The very first incarnation of the tournament took place back in 1992 when Saudi Arabia organised an invitational event named the King Fahd Cup which included the Saudi national team and some of the continental champions. They followed this up with the second tournament in 1995 after which FIFA took over the organisation of it and renamed it the FIFA Confederations Cup in 1997.
Up until 2005, the tournament was held every two years, but from then it was decided to hold it every four years, in the year before the World Cup finals. This year’s contest in South Africa is the first one under this guise. It was also decided that the tournament will always take place in the country that will host the upcoming World Cup finals. The reasoning for this was simple – to give the country involved (and FIFA) the chance to check out the stadiums (half the World Cup stadiums will be used), the infrastructure and generally the organisation of the competition as a whole.

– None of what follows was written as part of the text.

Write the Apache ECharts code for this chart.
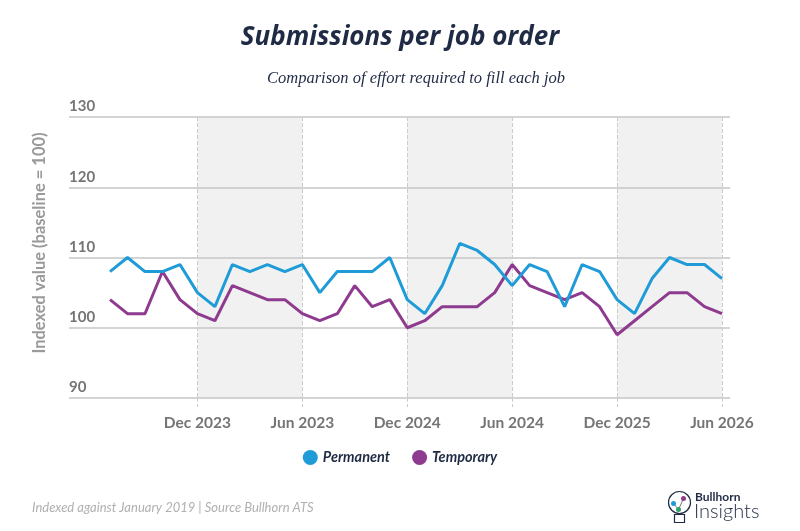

Basically it is a dress rehearsal for the World Cup finals.
It also gives the host nation some much needed competitive fixtures in the lead up to the World Cup, as these hosts do not have to qualify and therefore only play friendlies for the two years leading up to the World Cup, while everyone else is battling to qualify.
The teams that participate in the tournament are the winners of FIFA’s six international continental competitions, namely CAF, CONMEBOL, UEFA, AFC, OFC and CONCACAF, as well as the FIFA World Cup winners and the host nation, which brings the total participants to eight.
Brazil will be taking part for the sixth time in this year’s competition, which will be the record. They had shared this honour with Mexico on five but the Mexicans are not involved this time round. Brazil have also won it twice, and along with France share top spot in tournament wins. Brazil managed to win in 1997 and the last tournament in 2005, France won in 2001 and 2003, while the other winners were Argentina in 1992, Mexico in 1999 and Denmark in 1995. A total of 26 national teams have taken part in the tournament since its inception.
This year’s tournament in South Africa is sure to be as, and if not more, exciting than any other previous Confederations Cup event and the home fans will be hoping that the host team will give a great showing, if not to win the tournament, then to give them some hope that their impending World Cup venture will be one to remember for a very long time.